Jesus has the answer, ‘Do not be afraid of those who kill the body but cannot kill the soul.’ Jesus’ antidote to fear is to relativize it. Simply put, Jesus sets fear in its widest possible context, that is the eternal limitless power and authority of God. He unashamedly states, if you are going to fear anything, then, ‘…be afraid of the One who can destroy both body and soul in hell.’ Jesus is simply stating that it is a far more fearful thing to confront God on judgment day, having denied your allegiance to him by acquiescing to ‘lesser fears’, and the resultant consequences of eternity in hell, than face temporal human punishment. He wants us to know that humans only have limited power, they can only take temporal life; God, however, has the power to relinquish eternal life.

Fear, then, is overcome with a fear of greater consequence.

Yet, there is a paradox to this greater fear, because the fear of God actually holds no terror for those who love him. Ironically, those who truly ‘fear’ God, have the potential for no longer afraid of anything. For, they know that the most powerful and fearful being in all existence, also happens to be their loving father, who does not allow, even a sparrow, to fall to the ground without his consent. God knows every detail of your life, your circumstances, and considers you of great worth, as Jesus said, ‘ So, don’t be afraid, you are worth more than many sparrows.’

Fear, then, is overcome, when we come to terms with the fear of greatest consequence–God. Moreover, when one fears God, they are not subjecting themselves to a merciless slave-master, but a divine being of immense power and love–one who is truly able to save them. Yes, aligning yourself with Jesus will set you against ‘all men’, and they will punish you ( in varying degrees) for your loyalty to Christ, but take heart, even if they take your life–what more can they do?
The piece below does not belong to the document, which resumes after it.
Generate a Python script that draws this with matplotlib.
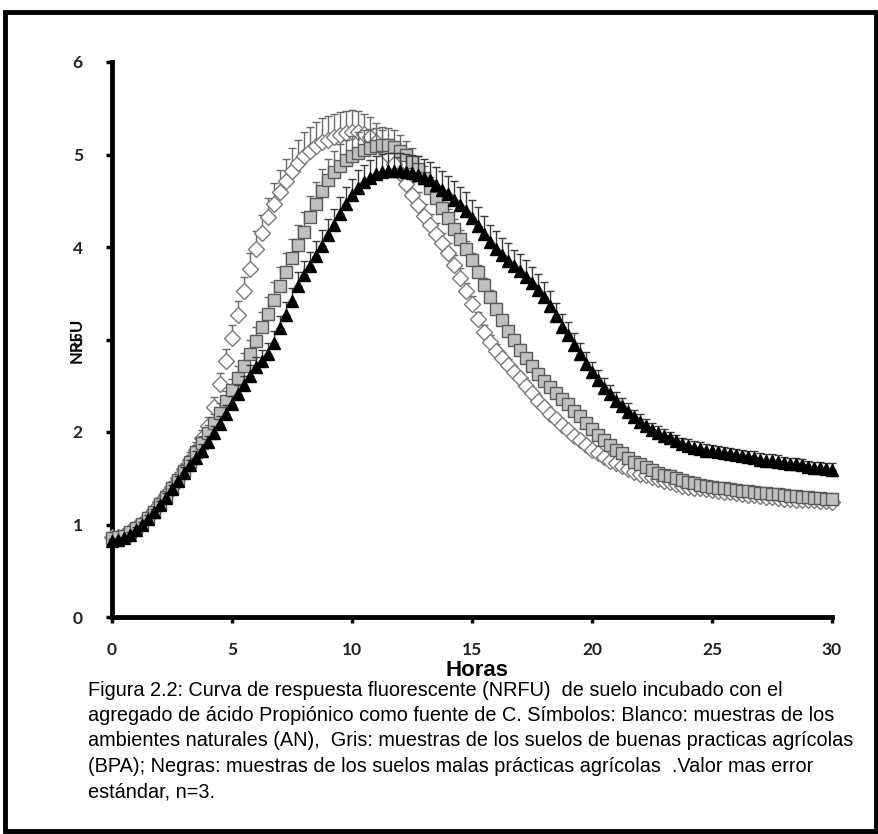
import numpy as np
import matplotlib
matplotlib.use("Agg")
from matplotlib import pyplot as plt
from matplotlib.patches import Rectangle

# hours, one reading every 15 min (0 .. 30 h)
horas = np.arange(121) / 4.0

# Blanco: ambientes naturales (AN)  -- one row per hour
an = [0.86, 0.87, 0.89, 0.93,
      0.97, 1.02, 1.08, 1.16,
      1.24, 1.32, 1.41, 1.50,
      1.60, 1.70, 1.81, 1.93,
      2.06, 2.27, 2.52, 2.77,
      3.02, 3.27, 3.52, 3.76,
      3.98, 4.15, 4.32, 4.47,
      4.60, 4.71, 4.82, 4.91,
      4.98, 5.04, 5.09, 5.13,
      5.16, 5.19, 5.21, 5.23,
      5.24, 5.24, 5.22, 5.19,
      5.14, 5.07, 4.99, 4.90,
      4.80, 4.68, 4.56, 4.45,
      4.34, 4.24, 4.14, 4.04,
      3.93, 3.81, 3.67, 3.52,
      3.38, 3.22, 3.08, 2.97,
      2.88, 2.80, 2.72, 2.65,
      2.58, 2.50, 2.42, 2.34,
      2.27, 2.20, 2.14, 2.08,
      2.02, 1.96, 1.91, 1.86,
      1.81, 1.77, 1.73, 1.69,
      1.66, 1.63, 1.60, 1.57,
      1.55, 1.53, 1.51, 1.49,
      1.47, 1.46, 1.44, 1.42,
      1.41, 1.40, 1.39, 1.38,
      1.37, 1.36, 1.35, 1.35,
      1.34, 1.33, 1.32, 1.32,
      1.31, 1.30, 1.30, 1.29,
      1.28, 1.28, 1.27, 1.27,
      1.26, 1.26, 1.25, 1.25,
      1.24]
an_err = [0.03, 0.03, 0.03, 0.04,
          0.04, 0.04, 0.05, 0.05,
          0.05, 0.06, 0.06, 0.07,
          0.07, 0.08, 0.08, 0.09,
          0.10, 0.11, 0.12, 0.13,
          0.14, 0.15, 0.16, 0.17,
          0.19, 0.20, 0.21, 0.22,
          0.23, 0.24, 0.25, 0.25,
          0.26, 0.26, 0.26, 0.26,
          0.26, 0.25, 0.25, 0.24,
          0.24, 0.23, 0.22, 0.21,
          0.20, 0.19, 0.18, 0.17,
          0.16, 0.15, 0.14, 0.14,
          0.13, 0.12, 0.12, 0.11,
          0.11, 0.10, 0.10, 0.09,
          0.09, 0.08, 0.08, 0.08,
          0.07, 0.07, 0.07, 0.06,
          0.06, 0.06, 0.06, 0.06,
          0.05, 0.05, 0.05, 0.05,
          0.05, 0.05, 0.05, 0.05,
          0.05, 0.05, 0.05, 0.05,
          0.04, 0.04, 0.04, 0.04,
          0.04, 0.04, 0.04, 0.04,
          0.04, 0.04, 0.04, 0.04,
          0.04, 0.04, 0.04, 0.04,
          0.04, 0.04, 0.04, 0.04,
          0.04, 0.04, 0.04, 0.04,
          0.04, 0.04, 0.04, 0.04,
          0.04, 0.04, 0.04, 0.04,
          0.04, 0.04, 0.04, 0.04,
          0.04]

# Gris: buenas practicas agricolas (BPA)
bpa = [0.85, 0.86, 0.88, 0.92,
       0.96, 1.01, 1.07, 1.14,
       1.22, 1.30, 1.39, 1.48,
       1.58, 1.68, 1.78, 1.88,
       1.99, 2.10, 2.21, 2.33,
       2.45, 2.58, 2.71, 2.84,
       2.98, 3.13, 3.28, 3.43,
       3.58, 3.73, 3.88, 4.02,
       4.16, 4.32, 4.47, 4.61,
       4.72, 4.81, 4.88, 4.94,
       4.98, 5.02, 5.05, 5.07,
       5.09, 5.10, 5.10, 5.08,
       5.04, 4.99, 4.92, 4.84,
       4.75, 4.64, 4.53, 4.42,
       4.31, 4.20, 4.09, 3.98,
       3.86, 3.73, 3.59, 3.46,
       3.33, 3.21, 3.09, 2.99,
       2.89, 2.80, 2.71, 2.63,
       2.55, 2.49, 2.42, 2.36,
       2.30, 2.23, 2.17, 2.10,
       2.03, 1.97, 1.91, 1.86,
       1.81, 1.77, 1.72, 1.68,
       1.65, 1.62, 1.59, 1.56,
       1.54, 1.52, 1.50, 1.48,
       1.46, 1.45, 1.43, 1.42,
       1.41, 1.40, 1.39, 1.38,
       1.37, 1.36, 1.36, 1.35,
       1.34, 1.34, 1.33, 1.33,
       1.32, 1.31, 1.31, 1.30,
       1.30, 1.29, 1.29, 1.28,
       1.28]
bpa_err = [0.03, 0.03, 0.03, 0.03,
           0.04, 0.04, 0.04, 0.05,
           0.05, 0.05, 0.06, 0.06,
           0.07, 0.07, 0.08, 0.08,
           0.09, 0.10, 0.10, 0.11,
           0.12, 0.13, 0.14, 0.15,
           0.16, 0.17, 0.18, 0.19,
           0.20, 0.21, 0.21, 0.22,
           0.22, 0.23, 0.23, 0.23,
           0.23, 0.23, 0.23, 0.22,
           0.22, 0.22, 0.21, 0.21,
           0.20, 0.20, 0.19, 0.18,
           0.17, 0.16, 0.15, 0.14,
           0.13, 0.12, 0.12, 0.11,
           0.10, 0.10, 0.09, 0.09,
           0.08, 0.08, 0.07, 0.07,
           0.07, 0.06, 0.06, 0.06,
           0.06, 0.05, 0.05, 0.05,
           0.05, 0.05, 0.05, 0.05,
           0.05, 0.05, 0.04, 0.04,
           0.04, 0.04, 0.04, 0.04,
           0.04, 0.04, 0.04, 0.04,
           0.04, 0.04, 0.04, 0.04,
           0.04, 0.04, 0.04, 0.04,
           0.04, 0.04, 0.04, 0.04,
           0.04, 0.04, 0.04, 0.04,
           0.04, 0.04, 0.04, 0.04,
           0.04, 0.04, 0.04, 0.04,
           0.04, 0.04, 0.04, 0.04,
           0.04, 0.04, 0.04, 0.04,
           0.04]

# Negras: malas practicas agricolas
mpa = [0.82, 0.83, 0.85, 0.89,
       0.94, 1.00, 1.06, 1.13,
       1.21, 1.29, 1.38, 1.47,
       1.56, 1.64, 1.72, 1.80,
       1.89, 1.99, 2.09, 2.20,
       2.30, 2.41, 2.51, 2.61,
       2.70, 2.77, 2.84, 2.96,
       3.12, 3.27, 3.42, 3.58,
       3.70, 3.79, 3.90, 4.01,
       4.13, 4.24, 4.36, 4.47,
       4.56, 4.64, 4.70, 4.75,
       4.79, 4.81, 4.82, 4.82,
       4.82, 4.81, 4.80, 4.78,
       4.75, 4.72, 4.67, 4.62,
       4.57, 4.51, 4.45, 4.39,
       4.31, 4.23, 4.14, 4.05,
       3.98, 3.91, 3.85, 3.79,
       3.74, 3.68, 3.61, 3.54,
       3.46, 3.36, 3.25, 3.14,
       3.05, 2.94, 2.84, 2.74,
       2.65, 2.56, 2.48, 2.41,
       2.34, 2.28, 2.22, 2.16,
       2.11, 2.06, 2.02, 1.99,
       1.96, 1.93, 1.90, 1.87,
       1.85, 1.83, 1.82, 1.80,
       1.79, 1.78, 1.77, 1.76,
       1.75, 1.74, 1.73, 1.72,
       1.70, 1.69, 1.69, 1.68,
       1.66, 1.65, 1.65, 1.64,
       1.62, 1.61, 1.61, 1.60,
       1.59]
mpa_err = [0.02, 0.02, 0.02, 0.03,
           0.03, 0.03, 0.04, 0.04,
           0.04, 0.05, 0.05, 0.05,
           0.06, 0.06, 0.07, 0.07,
           0.07, 0.08, 0.08, 0.09,
           0.09, 0.10, 0.10, 0.11,
           0.11, 0.12, 0.12, 0.13,
           0.13, 0.14, 0.14, 0.15,
           0.15, 0.16, 0.16, 0.17,
           0.17, 0.17, 0.18, 0.18,
           0.18, 0.19, 0.19, 0.19,
           0.19, 0.20, 0.20, 0.20,
           0.20, 0.20, 0.20, 0.20,
           0.20, 0.20, 0.20, 0.20,
           0.20, 0.20, 0.20, 0.20,
           0.20, 0.20, 0.20, 0.19,
           0.19, 0.19, 0.19, 0.18,
           0.18, 0.18, 0.17, 0.17,
           0.16, 0.16, 0.15, 0.14,
           0.14, 0.13, 0.12, 0.12,
           0.11, 0.11, 0.10, 0.10,
           0.09, 0.09, 0.09, 0.08,
           0.08, 0.08, 0.08, 0.08,
           0.07, 0.07, 0.07, 0.07,
           0.07, 0.07, 0.07, 0.07,
           0.07, 0.07, 0.07, 0.07,
           0.07, 0.07, 0.07, 0.07,
           0.07, 0.07, 0.07, 0.07,
           0.07, 0.07, 0.07, 0.07,
           0.07, 0.07, 0.07, 0.07,
           0.07]

x_ticks = [0, 5, 10, 15, 20, 25, 30]
y_ticks = [0, 1, 2, 3, 4, 5, 6]

caption = [
    "Figura 2.2: Curva de respuesta fluorescente (NRFU)  de suelo incubado con el",
    "agregado de ácido Propiónico como fuente de C. Símbolos: Blanco: muestras de los",
    "ambientes naturales (AN),  Gris: muestras de los suelos de buenas practicas agrícolas",
    "(BPA); Negras: muestras de los suelos malas prácticas agrícolas  .Valor mas error",
    "estándar, n=3.",
]

W, H = 879, 834
fig = plt.figure(figsize=(W / 100, H / 100), dpi=100)
ax = fig.add_axes([112 / W, 1 - 617 / H, 720 / W, 555 / H])

def serie(y, err, marker, ms, fc, ec, ecol, z):
    y = np.array(y)
    e = np.array(err)
    ax.errorbar(horas, y, yerr=[np.zeros_like(e), e], fmt=marker, ms=ms,
                mfc=fc, mec=ec, mew=1.0, ecolor=ecol, elinewidth=1.0,
                capsize=3, capthick=1.0, clip_on=False, zorder=z)

serie(an, an_err, 'D', 8.0, 'white', '#7a7a7a', '#6a6a6a', 3)
serie(bpa, bpa_err, 's', 9.0, '#c0c0c0', '#5a5a5a', '#6a6a6a', 4)
serie(mpa, mpa_err, '^', 9.2, 'black', 'black', '#3a3a3a', 5)

ax.set_xlim(0, 30)
ax.set_ylim(0, 6)
ax.set_xticks(x_ticks)
ax.set_yticks(y_ticks)
for s in ['top', 'right']:
    ax.spines[s].set_visible(False)
for s in ['left', 'bottom']:
    ax.spines[s].set_linewidth(3.5)
ax.tick_params(direction='out', length=4, width=2.5, color='black')
ax.tick_params(axis='x', pad=14)
ax.tick_params(axis='y', pad=17)
for lab in ax.get_xticklabels() + ax.get_yticklabels():
    lab.set_fontfamily(['Lato', 'DejaVu Sans'])
    lab.set_fontweight('bold')
    lab.set_fontsize(12.5)
    lab.set_color('#222222')

fig.text(77 / W, 1 - 340 / H, 'NRFU', rotation=90, ha='center', va='center',
         fontsize=12, fontweight='bold', family=['Lato', 'DejaVu Sans'])

sans = ['Liberation Sans', 'DejaVu Sans']
fig.text(477 / W, 1 - 671 / H, 'Horas', ha='center', va='center',
         fontsize=16, fontweight='bold', family=sans)

for i, line in enumerate(caption):
    fig.text(88 / W, 1 - (690 + 25.5 * i) / H, line, ha='left', va='center',
             fontsize=14.3, family=sans)

fig.patches.append(Rectangle((5 / W, 1 - 831 / H), 871 / W, 819 / H,
                             transform=fig.transFigure, fill=False,
                             lw=3.5, ec='black'))

fig.savefig('out.png', dpi=100)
Indeed, all they can do, is simply what will befall ‘all men’ as the ravages of old-age take hold. Let me ask you, ‘Would you rather deny Christ and gain a few extra years to forfeit eternal life, or would you forfeit your few remaining years by affirming Christ and gain eternal life?’ In response, I have always found this quote comforting, “He is no fool who gives up what he cannot keep to gain what he cannot lose” Jim Elliot. And, for those of you who don’t know, Jim Elliot gave his life, in the service of God.

Look at life from God’s point of view, and fear will no longer be your master. Surrender yourself to the Lord of all things, and you need fear nothing. God is for us and not against us, he has a glorious destiny awaiting all who faithfully adhere to his will, and nothing can separate you from that (Romans 8).

The fear of God dispels all other fear, and paradoxically produces the most unexpected of all consequences–comfort and hope. For, when that fear of greater consequence sets you free from every lesser fear– you are free indeed!